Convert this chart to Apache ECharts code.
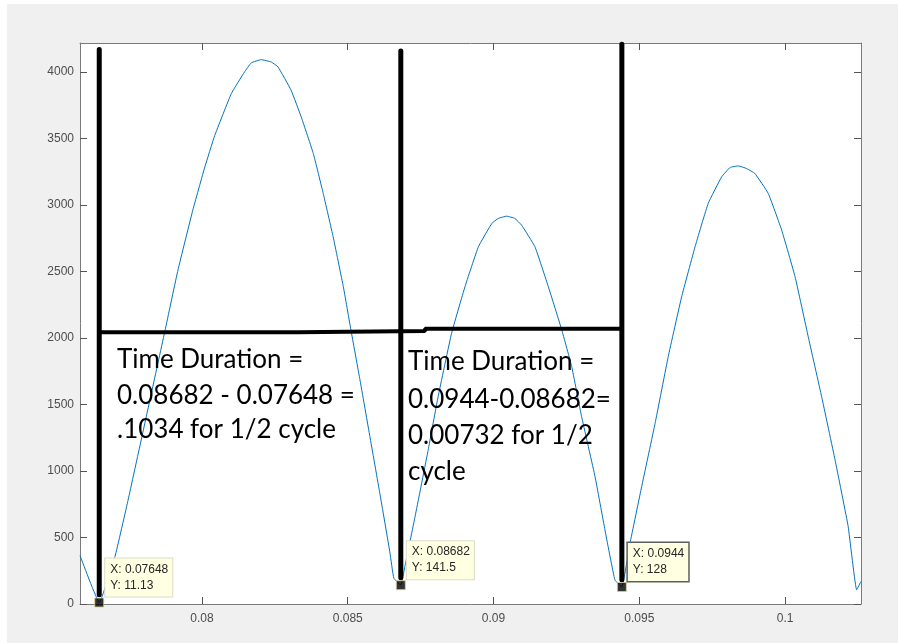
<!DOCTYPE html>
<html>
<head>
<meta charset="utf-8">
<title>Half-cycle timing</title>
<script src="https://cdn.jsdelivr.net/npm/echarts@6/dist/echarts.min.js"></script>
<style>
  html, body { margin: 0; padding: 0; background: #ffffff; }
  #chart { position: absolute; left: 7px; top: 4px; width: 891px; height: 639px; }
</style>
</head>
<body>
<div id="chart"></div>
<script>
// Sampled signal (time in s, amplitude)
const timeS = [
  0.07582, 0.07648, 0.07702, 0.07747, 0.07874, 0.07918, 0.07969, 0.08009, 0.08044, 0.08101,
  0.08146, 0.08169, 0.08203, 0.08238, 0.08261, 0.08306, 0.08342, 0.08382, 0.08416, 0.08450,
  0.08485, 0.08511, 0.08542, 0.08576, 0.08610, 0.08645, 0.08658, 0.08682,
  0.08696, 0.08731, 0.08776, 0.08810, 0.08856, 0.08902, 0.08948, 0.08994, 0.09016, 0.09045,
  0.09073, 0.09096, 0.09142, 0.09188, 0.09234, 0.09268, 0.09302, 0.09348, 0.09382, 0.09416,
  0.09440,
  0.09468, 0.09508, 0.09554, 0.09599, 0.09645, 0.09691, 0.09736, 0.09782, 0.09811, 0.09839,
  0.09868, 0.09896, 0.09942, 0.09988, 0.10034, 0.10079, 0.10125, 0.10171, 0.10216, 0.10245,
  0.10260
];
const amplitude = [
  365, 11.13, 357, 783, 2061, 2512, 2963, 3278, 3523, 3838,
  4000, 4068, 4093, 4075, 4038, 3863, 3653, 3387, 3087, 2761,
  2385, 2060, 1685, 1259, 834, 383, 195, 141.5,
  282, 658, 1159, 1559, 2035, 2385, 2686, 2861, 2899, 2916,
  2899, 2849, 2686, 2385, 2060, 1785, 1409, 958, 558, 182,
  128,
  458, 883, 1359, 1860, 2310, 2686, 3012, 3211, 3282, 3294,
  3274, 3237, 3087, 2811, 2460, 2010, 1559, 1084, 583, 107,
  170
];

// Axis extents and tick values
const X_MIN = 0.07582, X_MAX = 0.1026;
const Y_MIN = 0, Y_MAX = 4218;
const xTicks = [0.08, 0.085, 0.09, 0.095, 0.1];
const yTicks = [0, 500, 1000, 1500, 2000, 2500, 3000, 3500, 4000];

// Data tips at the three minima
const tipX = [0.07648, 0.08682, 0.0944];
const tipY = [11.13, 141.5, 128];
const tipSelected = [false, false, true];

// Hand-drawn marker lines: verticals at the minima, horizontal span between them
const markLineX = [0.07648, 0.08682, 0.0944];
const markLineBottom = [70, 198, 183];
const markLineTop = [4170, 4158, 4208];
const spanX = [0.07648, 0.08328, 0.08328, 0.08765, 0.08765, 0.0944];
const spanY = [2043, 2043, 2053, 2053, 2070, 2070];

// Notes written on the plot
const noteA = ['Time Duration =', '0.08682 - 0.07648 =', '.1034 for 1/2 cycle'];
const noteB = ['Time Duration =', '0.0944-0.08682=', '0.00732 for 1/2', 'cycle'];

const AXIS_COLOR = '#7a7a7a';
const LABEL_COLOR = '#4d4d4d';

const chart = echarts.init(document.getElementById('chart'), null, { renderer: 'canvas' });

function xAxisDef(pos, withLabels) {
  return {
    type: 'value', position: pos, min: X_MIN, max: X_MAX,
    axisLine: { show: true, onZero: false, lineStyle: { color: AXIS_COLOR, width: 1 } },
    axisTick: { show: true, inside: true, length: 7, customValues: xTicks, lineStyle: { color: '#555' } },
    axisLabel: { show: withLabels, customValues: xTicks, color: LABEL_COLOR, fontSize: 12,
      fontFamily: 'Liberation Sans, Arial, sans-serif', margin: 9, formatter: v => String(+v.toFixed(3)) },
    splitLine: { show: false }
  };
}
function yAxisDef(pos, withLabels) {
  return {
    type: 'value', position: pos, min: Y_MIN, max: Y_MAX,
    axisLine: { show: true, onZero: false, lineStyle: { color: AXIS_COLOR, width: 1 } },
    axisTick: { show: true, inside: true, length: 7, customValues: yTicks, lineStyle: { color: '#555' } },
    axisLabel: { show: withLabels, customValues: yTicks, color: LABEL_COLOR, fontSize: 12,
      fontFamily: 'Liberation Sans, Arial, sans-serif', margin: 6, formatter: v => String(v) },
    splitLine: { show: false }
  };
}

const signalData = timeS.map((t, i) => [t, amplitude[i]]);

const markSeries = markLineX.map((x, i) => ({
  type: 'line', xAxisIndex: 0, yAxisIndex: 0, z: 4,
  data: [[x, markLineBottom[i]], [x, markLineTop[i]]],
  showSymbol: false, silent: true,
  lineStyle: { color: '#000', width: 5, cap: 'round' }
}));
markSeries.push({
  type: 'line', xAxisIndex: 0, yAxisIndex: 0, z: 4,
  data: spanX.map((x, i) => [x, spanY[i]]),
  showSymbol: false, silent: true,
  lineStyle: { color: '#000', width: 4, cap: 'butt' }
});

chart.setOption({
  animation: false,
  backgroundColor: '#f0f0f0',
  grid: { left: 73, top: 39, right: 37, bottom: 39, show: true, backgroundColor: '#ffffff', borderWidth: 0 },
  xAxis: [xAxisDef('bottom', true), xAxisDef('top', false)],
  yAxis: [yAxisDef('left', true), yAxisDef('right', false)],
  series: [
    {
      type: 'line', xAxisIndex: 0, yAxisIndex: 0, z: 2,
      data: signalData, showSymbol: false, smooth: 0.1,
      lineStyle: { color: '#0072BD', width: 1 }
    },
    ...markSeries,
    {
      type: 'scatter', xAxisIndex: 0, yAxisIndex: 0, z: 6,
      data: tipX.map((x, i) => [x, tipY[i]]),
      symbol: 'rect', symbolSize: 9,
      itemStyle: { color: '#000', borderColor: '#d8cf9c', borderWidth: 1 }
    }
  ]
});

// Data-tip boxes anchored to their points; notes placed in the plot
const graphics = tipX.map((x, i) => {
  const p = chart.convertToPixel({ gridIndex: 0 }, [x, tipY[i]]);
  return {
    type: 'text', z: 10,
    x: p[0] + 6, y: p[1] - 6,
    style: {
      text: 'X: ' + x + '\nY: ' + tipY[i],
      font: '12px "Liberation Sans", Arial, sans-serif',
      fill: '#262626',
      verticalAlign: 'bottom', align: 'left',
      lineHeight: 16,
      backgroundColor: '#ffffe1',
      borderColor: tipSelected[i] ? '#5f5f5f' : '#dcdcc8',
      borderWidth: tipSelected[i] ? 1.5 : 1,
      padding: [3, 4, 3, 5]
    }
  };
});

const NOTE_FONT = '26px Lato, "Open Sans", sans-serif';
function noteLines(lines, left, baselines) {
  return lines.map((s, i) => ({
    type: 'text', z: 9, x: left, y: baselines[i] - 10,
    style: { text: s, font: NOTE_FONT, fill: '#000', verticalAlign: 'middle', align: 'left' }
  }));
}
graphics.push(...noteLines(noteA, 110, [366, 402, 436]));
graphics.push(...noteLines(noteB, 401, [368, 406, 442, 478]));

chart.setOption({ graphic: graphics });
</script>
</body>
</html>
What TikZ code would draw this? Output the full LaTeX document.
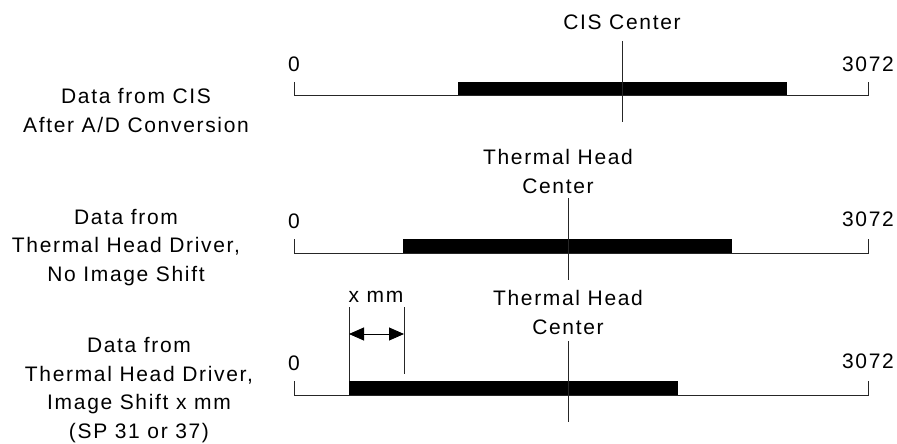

#### [Brief]
Every line in the data that holds "code" should be copied out.

#### [Problem solution]
Convert this chart to Apache ECharts code.
What TikZ code would draw this? Output the full LaTeX document.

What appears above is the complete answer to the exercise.